World

Jailed Iranian activist Narges Mohammadi wins Nobel Peace Prize

Published

on

(Last Updated On: October 6, 2023)

Iran’s jailed women’s rights advocate Narges Mohammadi won the Nobel Peace Prize on Friday.

The award-making committee said the prize honoured all those behind recent unprecedented demonstrations in Iran and called for the release of Mohammadi, 51, who has campaigned for both women’s rights and the abolition of the death penalty, Reuters reported.

“This prize is first and foremost a recognition of the very important work of a whole movement in Iran, with its undisputed leader, Narges Mohammadi,” said Berit Reiss-Andersen, head of the Norwegian Nobel Committee.

“If the Iranian authorities make the right decision, they will release her so that she can be present to receive this honour (in December), which is what we primarily hope for.”

There was no immediate official reaction from Tehran, which calls the protests Western-led subversion.

But semi-official news agency Fars said Mohammadi had “received her prize from the Westerners” after making headlines “due to her acts against the national security.”

Mohammadi is currently serving multiple sentences in Tehran’s Evin Prison amounting to about 12 years imprisonment, according to the Front Line Defenders rights organisation, one of the many periods she has been detained behind bars.

Charges include spreading propaganda against the state.

She is the deputy head of the Defenders of Human Rights Center, a non-governmental organisation led by Shirin Ebadi, the 2003 Nobel Peace Prize laureate.

Mohammadi is the 19th woman to win the 122-year-old prize and the first one since Maria Ressa of the Philippines won the award in 2021 jointly with Russia’s Dmitry Muratov.

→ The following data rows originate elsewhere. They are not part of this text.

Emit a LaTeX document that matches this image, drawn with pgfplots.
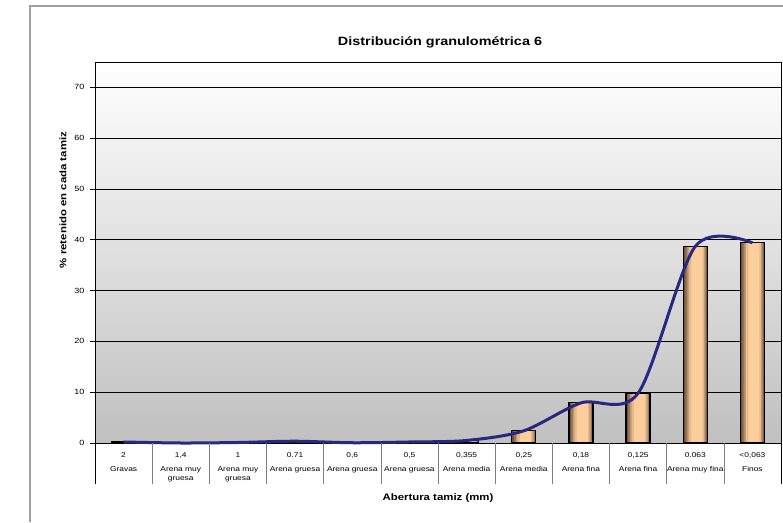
\documentclass[border=0pt]{standalone}
\usepackage{fontspec}
\setmainfont{Liberation Sans}[FakeStretch=1.2]
\usepackage{pgfplots}
\usepackage{pgfplotstable}
\pgfplotsset{compat=1.18}

% cylinder-like bar tones, from the dark rim to the bright core
\definecolor{barA}{RGB}{108,84,62}
\definecolor{barB}{RGB}{150,116,85}
\definecolor{barC}{RGB}{194,154,114}
\definecolor{barD}{RGB}{230,186,140}
\definecolor{barE}{RGB}{252,206,156}
\definecolor{curvecol}{RGB}{40,40,130}
\definecolor{plotbottom}{RGB}{192,192,192}
\definecolor{framecol}{RGB}{160,160,160}

% % retenido en cada tamiz, one row per sieve
\pgfplotstableread{
x val
0  0.2
1  0.0
2  0.1
3  0.35
4  0.05
5  0.2
6  0.5
7  2.4
8  7.9
9  9.8
10 38.7
11 39.4
}\granulo

\pgfplotsset{
  barlayer/.style 2 args={ybar, bar shift=#2, bar width=#1, draw=none},
}

\begin{document}
\begin{tikzpicture}[x=1pt,y=1pt]
\path[use as bounding box] (0,0) rectangle (783,522);
\draw[framecol, line width=1.2pt] (30,0) -- (30,516) -- (783,516);
\begin{axis}[
  at={(95pt,79pt)}, anchor=south west,
  scale only axis, width=686pt, height=381pt,
  xmin=-0.5, xmax=11.5, ymin=0, ymax=75,
  clip=false,
  axis background/.style={top color=white, bottom color=plotbottom},
  axis line style={black, line width=0.8pt},
  ytick={0,10,...,70}, ytick pos=left,
  ymajorgrids, grid style={black, line width=0.6pt},
  tick align=outside,
  ytick style={black, line width=0.6pt},
  major tick length=5pt,
  /pgf/number format/assume math mode=true,
  yticklabel style={font=\fontsize{7.5}{9}\selectfont, xshift=-2pt},
  xtick={0,...,11}, xtick pos=bottom,
  xtick style={draw=none},
  xticklabels={
    {2\\[5pt]Gravas},
    {1,4\\[5pt]Arena muy\\gruesa},
    {1\\[5pt]Arena muy\\gruesa},
    {0.71\\[5pt]Arena gruesa},
    {0,6\\[5pt]Arena gruesa},
    {0,5\\[5pt]Arena gruesa},
    {0,355\\[5pt]Arena media},
    {0,25\\[5pt]Arena media},
    {0,18\\[5pt]Arena fina},
    {0,125\\[5pt]Arena fina},
    {0.063\\[5pt]Arena muy fina},
    {<0,063\\[5pt]Finos}},
  xticklabel style={font=\fontsize{7}{9}\selectfont, align=center, anchor=north, yshift=-1pt},
]
% shaded bars, built up in layers
\addplot[barlayer={24pt}{0pt}, fill=barA] table[x=x, y=val] {\granulo};
\addplot[barlayer={21pt}{0.5pt}, fill=barB] table[x=x, y=val] {\granulo};
\addplot[barlayer={18pt}{1pt}, fill=barC] table[x=x, y=val] {\granulo};
\addplot[barlayer={15pt}{1pt}, fill=barD] table[x=x, y=val] {\granulo};
\addplot[barlayer={11pt}{1.5pt}, fill=barE] table[x=x, y=val] {\granulo};
\addplot[ybar, bar shift=0pt, bar width=24pt, fill=none, draw=black, line width=1.2pt]
  table[x=x, y=val] {\granulo};
% smoothed trend through the same values
\addplot[curvecol, line width=3pt, smooth, tension=0.5, mark=none]
  table[x=x, y=val] {\granulo};
% category separators below the axis
\pgfplotsinvokeforeach{0.5,1.5,...,10.5}{
  \draw[gray, line width=0.6pt] (axis cs:#1,0) -- ([yshift=-41pt]axis cs:#1,0);
}
\draw[black, line width=0.8pt] (rel axis cs:0,0) -- ([yshift=-41pt]rel axis cs:0,0);
\draw[black, line width=0.8pt] (rel axis cs:1,0) -- ([yshift=-41pt]rel axis cs:1,0);
\end{axis}
\node[font=\bfseries\fontsize{12}{14}\selectfont] at (440,480) {Distribución granulométrica 6};
\node[font=\bfseries\fontsize{9.5}{11}\selectfont, rotate=90] at (63,322) {\% retenido en cada tamiz};
\node[font=\bfseries\fontsize{9.5}{11}\selectfont] at (438,24) {Abertura tamiz (mm)};
\end{tikzpicture}
\end{document}
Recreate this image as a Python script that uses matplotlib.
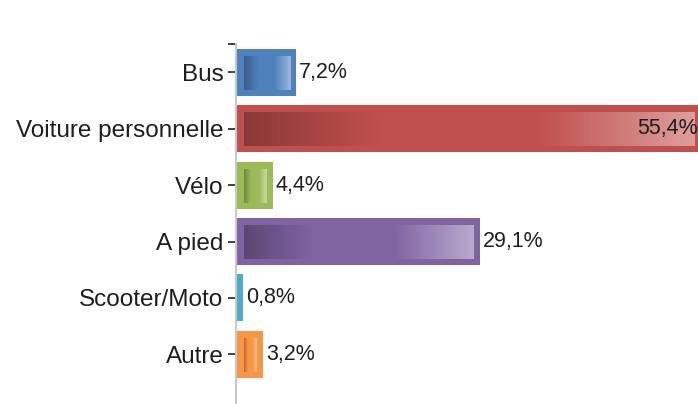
import numpy as np
import matplotlib.pyplot as plt
from matplotlib.colors import to_rgb

# data
categories = ["Bus", "Voiture personnelle", "Vélo", "A pied", "Scooter/Moto", "Autre"]
values = [7.2, 55.4, 4.4, 29.1, 0.8, 3.2]
labels = ["7,2%", "55,4%", "4,4%", "29,1%", "0,8%", "3,2%"]
colors = ["#4f81bd", "#c0504d", "#9bbb59", "#8064a2", "#4bacc6", "#f79646"]

plt.rcParams["font.family"] = ["Liberation Sans", "DejaVu Sans"]

fig = plt.figure(figsize=(6.98, 4.04), dpi=100)
ax = fig.add_axes([236 / 698, -35 / 404, 462 / 698, 395 / 404])

px_x = 8.38    # pixels per unit on x
px_y = 56.4    # pixels per category
xmax = 462 / px_x
bar_h = 47 / px_y

y = np.arange(len(categories))
ax.barh(y, values, height=bar_h, color=colors, edgecolor="none", zorder=2)


def gradient_for(c):
    base = np.array(to_rgb(c))
    dark = base * 0.72
    light = base + (1 - base) * 0.45
    t = np.linspace(0, 1, 256)
    stops = [0.0, 0.3, 0.65, 1.0]
    img = np.zeros((1, 256, 3))
    for k in range(3):
        img[0, :, k] = np.interp(t, stops, [dark[k], base[k], base[k], light[k]])
    return img


for i, (v, c) in enumerate(zip(values, colors)):
    x0 = 8 / px_x
    x1 = v - 6 / px_x
    if x1 > x0:
        y0 = i - bar_h / 2 + 8 / px_y
        y1 = i + bar_h / 2 - 6 / px_y
        ax.imshow(gradient_for(c), extent=[x0, x1, y1, y0], aspect="auto",
                  interpolation="bilinear", zorder=3)
    if v < xmax - 8:
        ax.text(v + 3 / px_x, i, labels[i], va="center", ha="left",
                fontsize=15.5, color="#1e1e1e", zorder=4)
    else:
        ax.text(xmax, i, labels[i], va="center", ha="right",
                fontsize=15.5, color="#1e1e1e", zorder=4)

ax.set_xlim(0, xmax)
ax.set_ylim(len(categories) + 0.5, -0.5)

ax.set_yticks([-0.5] + list(y))
ax.set_yticklabels([""] + categories, fontsize=17.5, color="#1e1e1e")
ax.tick_params(axis="y", length=6, width=1.2, color="#222222", pad=3)
ax.set_xticks([])

for s in ["top", "right", "bottom"]:
    ax.spines[s].set_visible(False)
ax.spines["left"].set_color("#c8c8c8")
ax.spines["left"].set_linewidth(1.5)

fig.savefig("out.png", dpi=100)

“This Nobel Prize will embolden Narges’ fight for human rights, but more importantly, this is in fact a prize for the ‘women, life and freedom’ movement,” Mohammadi’s husband Taghi Rahmani told Reuters at his home in Paris.

The Nobel Peace Prize, worth 11 million Swedish crowns, or around $1 million, will be presented in Oslo on Dec. 10, the anniversary of the death of Swedish industrialist Alfred Nobel, who founded the awards in his 1895 will.

Past winners range from Martin Luther King to Nelson Mandela.